The Board of County Commissioners are responsible for funding the operations of the Elections Office. They have been made aware that the Touch Screen Voting equipment is mandated to be replaced by 2016. Nearly $100,000 of the SOE’s operating budget has been returned to the Board over the past three years. If the board desires to place those funds along with additional funds in an escrow account to be prepared for the replacement of the voting equipment, that will be at their discretion. They are aware the elections office has been operating on much less than comparable counties, and I have complied with reducing precincts as they have requested. I feel confident the Board will provide necessary funds to ensure we comply with this State requirement to allow our office to continue to provide quality elections to the citizens of Flagler County.
iii. Do you feel that it is appropriate, and even ethical, for a Supervisor of Elections to have a booth for the Office at a public event and distribute campaign material for their own campaign at that booth? Were the employees in the booth being paid regular hours or over time? Should any candidate material be distributed from a SOE booth at a public event?
It is certainly appropriate and ethical for a Supervisor of Elections to have a booth at a public event to serve the voters. If the event holder does not allow a candidate to have a booth, but permits a candidate to campaign and hand out campaign materials at the same event without having a booth, I also feel this is appropriate and ethical. At no time, did a Supervisor of Elections candidate sit in the Supervisor of Elections booth while campaigning, and at no time did a Supervisor of Elections Candidate distribute campaign materials from the booth of the Supervisor of Elections at a public event. If the event holder did not feel it was appropriate for the candidate to distribute campaign materials at the event, the candidate would have been informed of such. If the candidate was violating any policies of the event holder, they too would have been notified as the event holder has strict rules and enforces their rules.
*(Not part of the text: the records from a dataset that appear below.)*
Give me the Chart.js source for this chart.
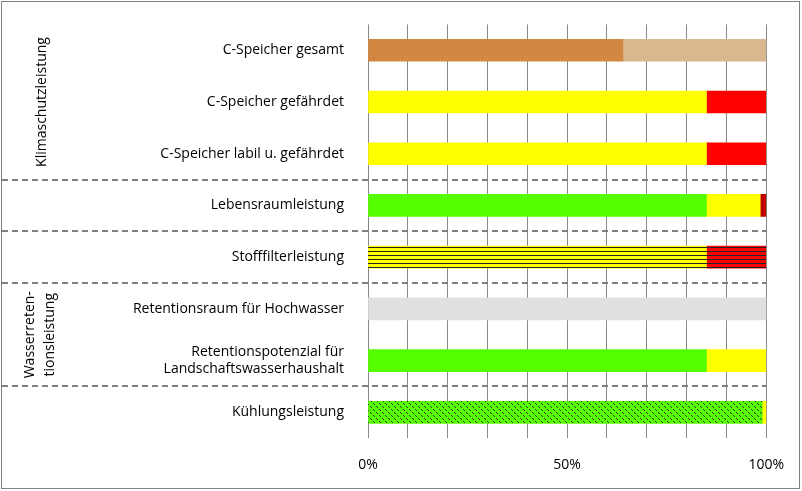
<!DOCTYPE html>
<html lang="de">
<head>
<meta charset="UTF-8">
<script src="https://cdn.jsdelivr.net/npm/chart.js"></script>
<style>
  body { margin: 0; background: #fff; }
  #wrap { width: 802px; height: 491px; }
</style>
</head>
<body>
<div id="wrap"><canvas id="chart" width="802" height="491"></canvas></div>
<script>
const categories = [
  'C-Speicher gesamt',
  'C-Speicher gefährdet',
  'C-Speicher labil u. gefährdet',
  'Lebensraumleistung',
  'Stofffilterleistung',
  'Retentionsraum für Hochwasser',
  ['Retentionspotenzial für', 'Landschaftswasserhaushalt'],
  'Kühlungsleistung'
];
const seg1 = [64, 85, 85, 85, 85, 100, 85, 99];
const seg2 = [36, 15, 15, 13.5, 15, 0, 15, 1];
const seg3 = [0, 0, 0, 1.5, 0, 0, 0, 0];
const tickLabels = ['0%', '50%', '100%'];
const groups = [
  { lines: ['Klimaschutzleistung'], from: 0, to: 2 },
  { lines: ['Wasserreten-', 'tionsleistung'], from: 5, to: 6 }
];
const separators = [2.5, 3.5, 4.5, 6.5];

function hatch(bg) {
  const c = document.createElement('canvas');
  c.width = 8; c.height = 4;
  const g = c.getContext('2d');
  g.fillStyle = bg; g.fillRect(0, 0, 8, 4);
  g.fillStyle = '#222'; g.fillRect(0, 3, 8, 1);
  return g.createPattern(c, 'repeat');
}
function dots(bg) {
  const c = document.createElement('canvas');
  c.width = 6; c.height = 6;
  const g = c.getContext('2d');
  g.fillStyle = bg; g.fillRect(0, 0, 6, 6);
  g.fillStyle = '#333';
  g.fillRect(1, 1, 1, 1); g.fillRect(2, 2, 1, 1);
  g.fillRect(4, 4, 1, 1); g.fillRect(5, 5, 1, 1);
  return g.createPattern(c, 'repeat');
}
const Y = '#FFFF00', R = '#FF0000', G = '#55FF00';
const col1 = ['#D38842', Y, Y, G, hatch(Y), '#E0E0E0', G, dots(G)];
const col2 = ['#D9B88F', R, R, Y, hatch(R), '#E0E0E0', Y, Y];
const col3 = ['#fff', '#fff', '#fff', '#C00000', '#fff', '#fff', '#fff', '#fff'];

const extras = {
  id: 'extras',
  afterDraw(chart) {
    const ctx = chart.ctx, y = chart.scales.y, a = chart.chartArea;
    ctx.save();
    ctx.strokeStyle = '#808080'; ctx.lineWidth = 1;
    ctx.strokeRect(1.5, 1.5, 798, 487);
    ctx.setLineDash([6, 4]); ctx.lineWidth = 2;
    separators.forEach(s => {
      const p = Math.round((y.getPixelForValue(Math.floor(s)) + y.getPixelForValue(Math.ceil(s))) / 2);
      ctx.beginPath(); ctx.moveTo(2, p); ctx.lineTo(a.right, p); ctx.stroke();
    });
    ctx.setLineDash([]);
    ctx.fillStyle = '#000'; ctx.font = '14px "Open Sans", sans-serif';
    ctx.textAlign = 'center'; ctx.textBaseline = 'middle';
    groups.forEach((gr, i) => {
      const cy = (y.getPixelForValue(gr.from) + y.getPixelForValue(gr.to)) / 2;
      ctx.save();
      ctx.translate(i === 0 ? 42 : 40, cy);
      ctx.rotate(-Math.PI / 2);
      gr.lines.forEach((t, k) => ctx.fillText(t, 0, (k - (gr.lines.length - 1) / 2) * 20));
      ctx.restore();
    });
    ctx.restore();
  }
};

new Chart(document.getElementById('chart'), {
  type: 'bar',
  data: {
    labels: categories,
    datasets: [
      { data: seg1, backgroundColor: col1 },
      { data: seg2, backgroundColor: col2 },
      { data: seg3, backgroundColor: col3 }
    ]
  },
  options: {
    indexAxis: 'y',
    responsive: false,
    animation: false,
    events: [],
    layout: { padding: { left: 0, top: 0, right: 30, bottom: 0 } },
    datasets: { bar: { barThickness: 22, borderWidth: 0 } },
    plugins: { legend: { display: false }, tooltip: { enabled: false } },
    scales: {
      x: {
        stacked: true, min: 0, max: 100,
        grid: { color: '#888', drawTicks: false },
        border: { display: false },
        ticks: {
          stepSize: 10, autoSkip: false, padding: 18, maxRotation: 0,
          color: '#000', font: { size: 14, family: '"Open Sans", sans-serif' },
          callback: v => v === 0 ? tickLabels[0] : v === 50 ? tickLabels[1] : v === 100 ? tickLabels[2] : ''
        }
      },
      y: {
        stacked: true,
        grid: { display: false },
        border: { display: false },
        afterFit: s => { s.width = 368; },
        ticks: { padding: 16, color: '#000', font: { size: 14, family: '"Open Sans", sans-serif' } }
      }
    }
  },
  plugins: [extras]
});
</script>
</body>
</html>
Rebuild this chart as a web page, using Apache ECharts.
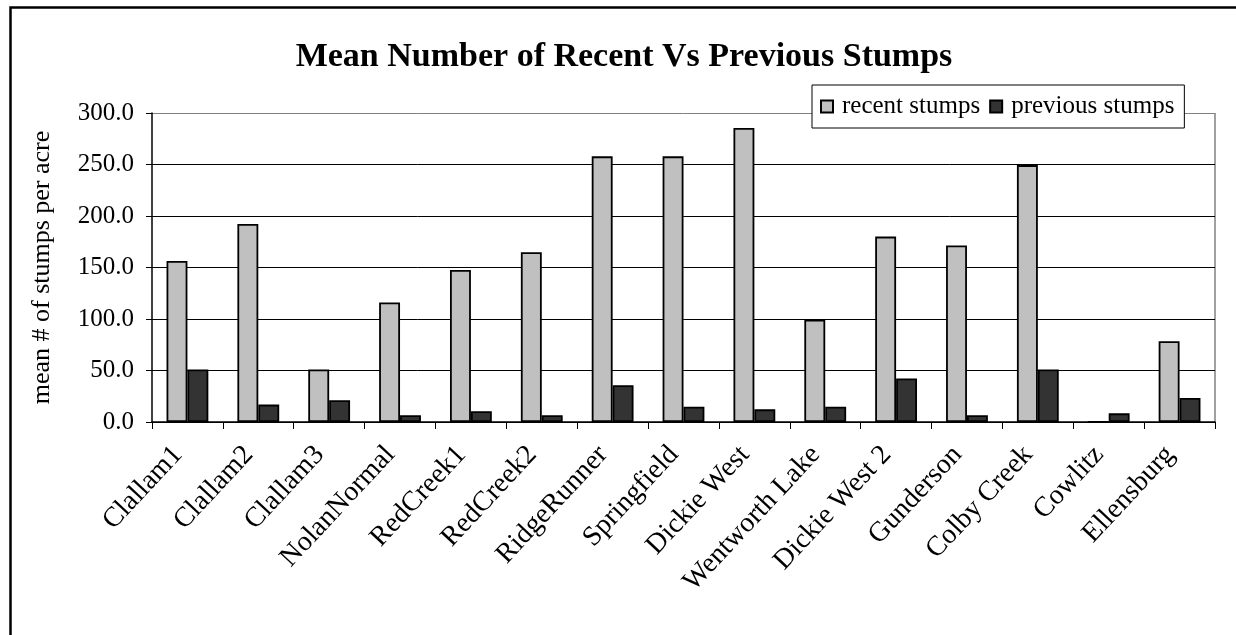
<!DOCTYPE html>
<html>
<head>
<meta charset="utf-8">
<script src="https://cdn.jsdelivr.net/npm/echarts@6/dist/echarts.min.js"></script>
<style>
html,body{margin:0;padding:0;background:#fff;}
#chart{width:1236px;height:635px;}
</style>
</head>
<body>
<div id="chart"></div>
<script>
const categories = ['Clallam1','Clallam2','Clallam3','NolanNormal','RedCreek1','RedCreek2','RidgeRunner','Springfield','Dickie West','Wentworth Lake','Dickie West 2','Gunderson','Colby Creek','Cowlitz','Ellensburg'];
const recentStumps = [156.3, 192.3, 50.9, 116.1, 147.6, 164.8, 257.9, 257.9, 285.4, 99.3, 180.0, 171.3, 249.4, 0, 78.5];
const previousStumps = [50.9, 16.9, 21.1, 6.5, 10.4, 6.5, 35.7, 14.9, 12.3, 14.9, 42.2, 6.5, 50.9, 8.4, 23.4];
const seriesNames = ['recent stumps', 'previous stumps'];
const titleText = 'Mean Number of Recent Vs Previous Stumps';
const yAxisName = 'mean # of stumps per acre';

const FONT = '"Liberation Serif", "Times New Roman", serif';
const chart = echarts.init(document.getElementById('chart'), null, {renderer: 'canvas'});
chart.setOption({
  backgroundColor: '#fff',
  animation: false,
  graphic: [{
    type: 'rect', left: 8, top: 5, z: 100, silent: true,
    shape: {x: 0, y: 0, width: 1300, height: 700},
    style: {fill: 'none', stroke: '#000', lineWidth: 2.5}
  }, {
    type: 'line', silent: true, z: 0,
    shape: {x1: 1215, y1: 113, x2: 1215, y2: 422},
    style: {stroke: '#808080', lineWidth: 1.5}
  }],
  title: {
    text: titleText,
    left: 619, top: 35, textAlign: 'center',
    textStyle: {fontFamily: FONT, fontWeight: 'bold', fontSize: 34, color: '#000'}
  },
  legend: {
    data: seriesNames,
    left: 812, top: 85,
    padding: [9, 10, 9, 8],
    itemGap: 9,
    itemWidth: 12, itemHeight: 12,
    icon: 'rect',
    backgroundColor: '#fff',
    borderColor: '#000', borderWidth: 1,
    z: 10,
    textStyle: {fontFamily: FONT, fontSize: 25, color: '#000', padding: [0, 0, 0, 4]}
  },
  grid: {left: 152, right: 21, top: 113, bottom: 213, containLabel: false},
  xAxis: {
    type: 'category',
    data: categories,
    axisLine: {lineStyle: {color: '#000', width: 1.5}},
    axisTick: {show: true, length: 7, lineStyle: {color: '#000'}},
    axisLabel: {interval: 0, rotate: 47, margin: 18, padding: [0, 14, 0, 0], fontFamily: FONT, fontSize: 28, color: '#000'}
  },
  yAxis: {
    type: 'value',
    min: 0, max: 300, interval: 50,
    name: yAxisName,
    nameLocation: 'middle',
    nameGap: 97,
    nameTextStyle: {fontFamily: FONT, fontSize: 26, color: '#000'},
    axisLine: {show: true, lineStyle: {color: '#000', width: 1.5}},
    axisTick: {show: true, inside: false, length: 6, lineStyle: {color: '#000'}},
    axisLabel: {margin: 18, fontFamily: FONT, fontSize: 25, color: '#000', formatter: v => v.toFixed(1)},
    splitLine: {show: true, lineStyle: {color: ['#000', '#000', '#000', '#000', '#000', '#000', '#808080'], width: 1}}
  },
  series: [
    {
      name: seriesNames[0], type: 'bar', data: recentStumps,
      barGap: '0%', barCategoryGap: '41%',
      itemStyle: {color: '#c0c0c0', borderColor: '#000', borderWidth: 1.8}
    },
    {
      name: seriesNames[1], type: 'bar', data: previousStumps,
      barGap: '0%', barCategoryGap: '41%',
      itemStyle: {color: '#333333', borderColor: '#000', borderWidth: 1.8}
    }
  ]
});
</script>
</body>
</html>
It certainly is unethical and inappropriate for another candidate who is seeking to be elected to the position of Supervisor of Elections to insinuate wrong doing when wrong doing hasn’t taken place, and to create a perception of false information to try to deteriorate the integrity of the candidate they are opposed to.
If employees of the elections office are due to be paid their regular rate of pay, then that is what they should be paid. If they are entitled to over-time, then that is what they are to be paid when attending public events. The office of Supervisor of Elections is a non-partisan position. Those who are employed in the Supervisor of Elections office are also non-partisan and do not distribute candidate’s political information from a booth at a public event or from the elections office.
My dedication and work ethic is evident in that I am able to separate my professional position in office from my re-election campaign. The Supervisor of Elections office was represented at the event with Elections Staff assisting Flagler County Residents. Despite your insinuations, I am entitled to campaign for re-election, and at no time did I do so, with taxpayer dollars or by violating event rules.